> **What you will do**: Reproduce exactly the lines below, from the first one through the line containing "W, H = 1336, 1064", and omit any pictures.

##########

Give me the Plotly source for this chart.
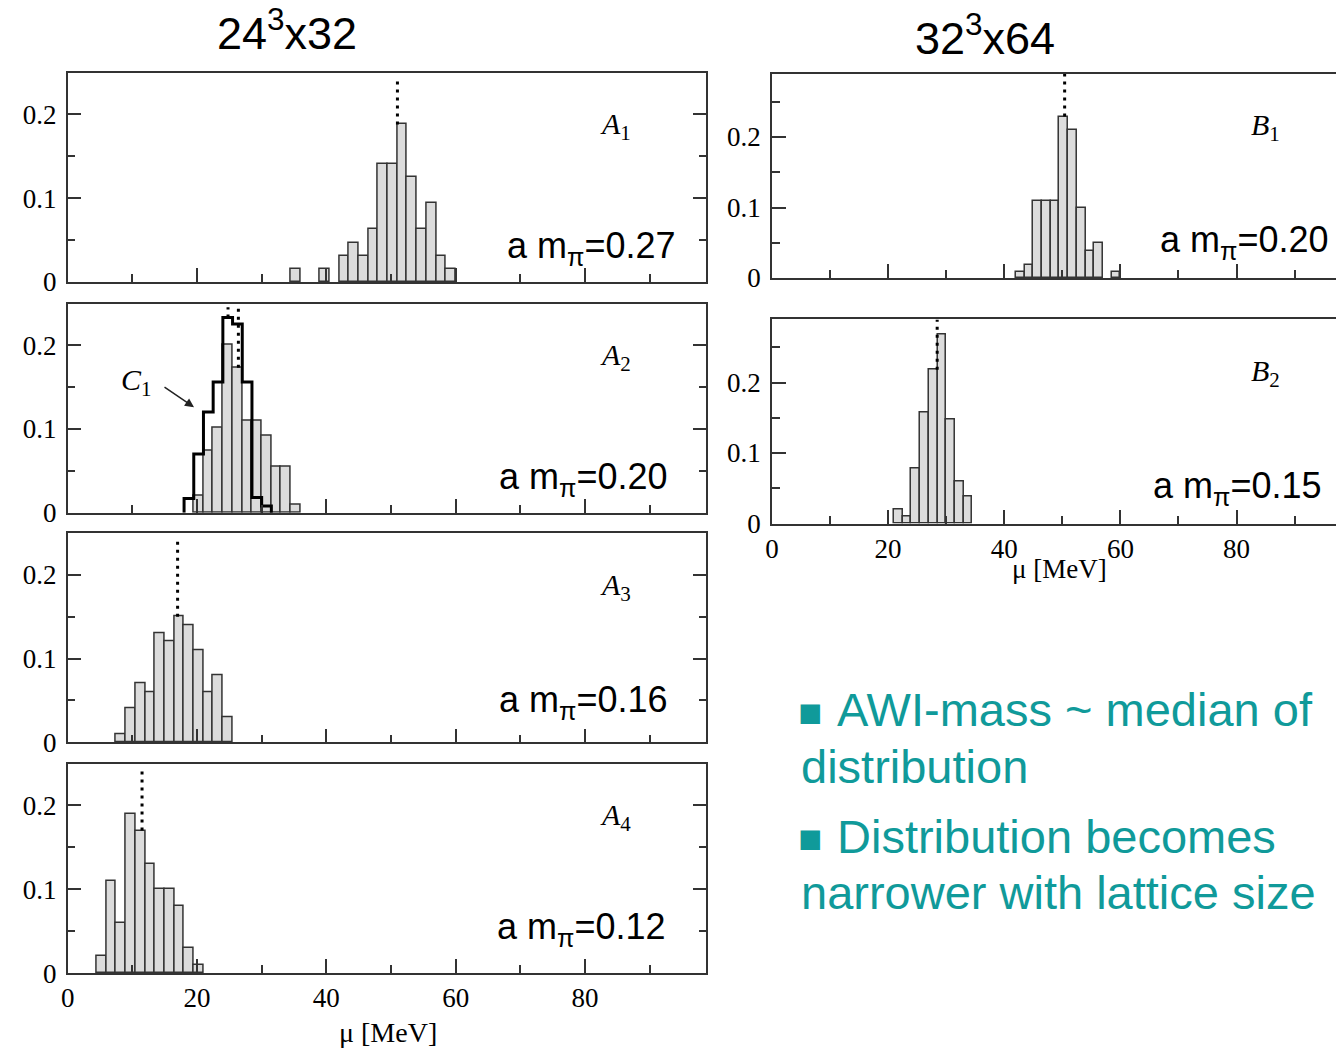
import plotly.graph_objects as go

W, H = 1336, 1064

# ---------------- data (frequencies per 1.5 MeV bin) ----------------
BIN_W = 1.5
A1_left = [34.5, 39, 42, 43.5, 45, 46.5, 48, 49.5, 51, 52.5, 54, 55.5, 57, 58.5]
A1_freq = [0.016, 0.016, 0.031, 0.047, 0.031, 0.063, 0.141, 0.141, 0.188, 0.125, 0.063, 0.094, 0.031, 0.016]
A2_left = [19.5, 21, 22.5, 24, 25.5, 27, 28.5, 30, 31.5, 33, 34.5]
A2_freq = [0.02, 0.074, 0.102, 0.20, 0.173, 0.11, 0.11, 0.092, 0.055, 0.055, 0.01]
C1_left = [18, 19.5, 21, 22.5, 24, 25.5, 27, 28.5, 30]
C1_freq = [0.017, 0.07, 0.12, 0.156, 0.233, 0.225, 0.156, 0.018, 0.008]
A3_left = [7.5, 9, 10.5, 12, 13.5, 15, 16.5, 18, 19.5, 21, 22.5, 24]
A3_freq = [0.01, 0.04, 0.07, 0.06, 0.13, 0.12, 0.15, 0.14, 0.11, 0.06, 0.08, 0.03]
A4_left = [4.5, 6, 7.5, 9, 10.5, 12, 13.5, 15, 16.5, 18, 19.5]
A4_freq = [0.02, 0.11, 0.06, 0.19, 0.17, 0.13, 0.10, 0.10, 0.08, 0.03, 0.01]
B1_left = [42, 43.5, 45, 46.5, 48, 49.5, 51, 52.5, 54, 55.5, 58.5]
B1_freq = [0.008, 0.019, 0.11, 0.11, 0.11, 0.229, 0.21, 0.10, 0.039, 0.05, 0.008]
B2_left = [21, 22.5, 24, 25.5, 27, 28.5, 30, 31.5, 33]
B2_freq = [0.02, 0.01, 0.078, 0.158, 0.218, 0.268, 0.148, 0.059, 0.038]

medians = {"A1": 51.0, "A2": 26.4, "C1": 24.8, "A3": 17.0, "A4": 11.5, "B1": 50.4, "B2": 28.45}
mpi_labels = {"A1": "0.27", "A2": "0.20", "A3": "0.16", "A4": "0.12", "B1": "0.20", "B2": "0.15"}
titles = ["24<sup>3</sup>x32", "32<sup>3</sup>x64"]
x_ticks = [0, 20, 40, 60, 80]
y_ticks = [0, 0.1, 0.2]

# ---------------- layout geometry (pixels) ----------------
def pxx(x):
    return x / W

def pxy(y):
    return 1 - y / H

panels = [
    # name, x0, x1, ytop, ybot, xmax, ymax, show x labels
    ("A1", 61, 703, 74, 286, 98.77, 0.2494, False, A1_left, A1_freq),
    ("A2", 61, 703, 308, 520, 98.77, 0.2494, False, A2_left, A2_freq),
    ("A3", 61, 703, 541, 753, 98.77, 0.2494, False, A3_left, A3_freq),
    ("A4", 61, 703, 775, 987, 98.77, 0.2494, True, A4_left, A4_freq),
    ("B1", 769, 1336, 75, 282, 97.13, 0.2895, False, B1_left, B1_freq),
    ("B2", 769, 1336, 324, 531, 97.13, 0.2895, True, B2_left, B2_freq),
]

AX = "#333333"
SERIF = "Liberation Serif"
SANS = "Liberation Sans"
TEAL = "#109a9a"

fig = go.Figure()
layout = dict(width=W, height=H, margin=dict(l=0, r=0, t=0, b=0),
              paper_bgcolor="white", plot_bgcolor="white", showlegend=False,
              bargap=0)

def height_at(lefts, freqs, x):
    for l, f in zip(lefts, freqs):
        if l <= x < l + BIN_W:
            return f
    return 0

def note(text, x, y, size, family, color="black", xanchor="center", yanchor="middle"):
    return dict(text=text, x=pxx(x), y=pxy(y), xref="paper", yref="paper", showarrow=False,
                xanchor=xanchor, yanchor=yanchor, font=dict(family=family, size=size, color=color))

annotations = []
for i, (name, x0, x1, yt, yb, xmax, ymax, showx, lefts, freqs) in enumerate(panels, start=1):
    xa = "x" if i == 1 else f"x{i}"
    ya = "y" if i == 1 else f"y{i}"
    right_cut = name.startswith("B")
    layout[f"xaxis{i}"] = dict(
        domain=[pxx(x0), pxx(x1)], anchor=ya, range=[0, xmax],
        tickvals=x_ticks, ticks="inside", ticklen=14, tickwidth=1.5, tickcolor=AX,
        minor=dict(dtick=10, tick0=0, ticks="inside", ticklen=8, tickwidth=1.5, tickcolor=AX),
        showticklabels=showx, showgrid=False, zeroline=False,
        showline=True, linecolor=AX, linewidth=1.5, mirror=True,
        tickfont=dict(family=SERIF, size=27, color="black"))
    layout[f"yaxis{i}"] = dict(
        domain=[pxy(yb), pxy(yt)], anchor=xa, range=[0, ymax],
        tickvals=y_ticks, ticks="inside", ticklen=14, tickwidth=1.5, tickcolor=AX,
        minor=dict(dtick=0.05, tick0=0, ticks="inside", ticklen=8, tickwidth=1.5, tickcolor=AX),
        showgrid=False, zeroline=False,
        showline=True, linecolor=AX, linewidth=1.5, mirror=(False if right_cut else "ticks"),
        ticklabelstandoff=4,
        tickfont=dict(family=SERIF, size=27, color="black"))

    fig.add_trace(go.Bar(
        x=[l + BIN_W / 2 for l in lefts], y=freqs, width=BIN_W,
        marker=dict(color="#dcdcdc", line=dict(color="#333333", width=1.5)),
        xaxis=xa, yaxis=ya, hoverinfo="skip"))

    if name == "A2":
        cx = [C1_left[0]] + C1_left + [C1_left[-1] + BIN_W]
        cy = [0] + C1_freq + [0]
        fig.add_trace(go.Scatter(x=cx, y=cy, mode="lines", line_shape="hv",
                                 line=dict(color="black", width=3),
                                 xaxis=xa, yaxis=ya, hoverinfo="skip"))
        mc = medians["C1"]
        fig.add_trace(go.Scatter(x=[mc, mc], y=[height_at(C1_left, C1_freq, mc), 0.245],
                                 mode="lines", line=dict(color="black", width=3, dash="3px,5px"),
                                 xaxis=xa, yaxis=ya, hoverinfo="skip"))

    m = medians[name]
    top = 0.244 if name.startswith("A") else ymax
    fig.add_trace(go.Scatter(x=[m, m], y=[height_at(lefts, freqs, m), top],
                             mode="lines", line=dict(color="black", width=3, dash="3px,5px"),
                             xaxis=xa, yaxis=ya, hoverinfo="skip"))

    # panel label
    lx = 612 if name.startswith("A") else 1265
    annotations.append(note(f"<i>{name[0]}</i><sub>{name[1]}</sub>", lx, yt + 54, 30, SERIF))
    # a m_pi label
    rx = {"A1": 675, "A2": 666, "A3": 666, "A4": 664, "B1": 1331, "B2": 1324}[name]
    ry = {"A1": 252, "A2": 486, "A3": 712, "A4": 942, "B1": 245, "B2": 495}[name]
    annotations.append(note("a m<sub>π</sub>=" + mpi_labels[name], rx, ry, 36, SANS, xanchor="right"))

# C1 label and arrow
annotations.append(note("<i>C</i><sub>1</sub>", 130, 387, 30, SERIF))
annotations.append(dict(text="", x=(188 - 61) / 6.5, y=(520 - 413) / 850, xref="x2", yref="y2",
                        ax=-31, ay=-21, showarrow=True, arrowhead=2, arrowsize=1.2,
                        arrowwidth=1.5, arrowcolor="#222"))

# titles
annotations.append(note(titles[0], 281, 30, 45, SANS))
annotations.append(note(titles[1], 983, 35, 45, SANS))

# axis titles
annotations.append(note("μ [MeV]", 383, 1047, 28, SERIF))
annotations.append(note("μ [MeV]", 1058, 577, 27, SERIF))

# bullet text
bullet_lines = [("AWI-mass ~ median of", 832, 720, True),
                ("distribution", 796, 777, False),
                ("Distribution becomes", 832, 848, True),
                ("narrower with lattice size", 796, 905, False)]
for txt, x, y, bullet in bullet_lines:
    annotations.append(note(txt, x, y, 47, SANS, color=TEAL, xanchor="left"))
    if bullet:
        annotations.append(note("■", 807, y + 2, 40, SANS, color=TEAL))

layout["annotations"] = annotations
fig.update_layout(**layout)
fig.write_html("out.html")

##########

> **The completed task**:
Give me the Plotly source for this chart.
import plotly.graph_objects as go

W, H = 1336, 1064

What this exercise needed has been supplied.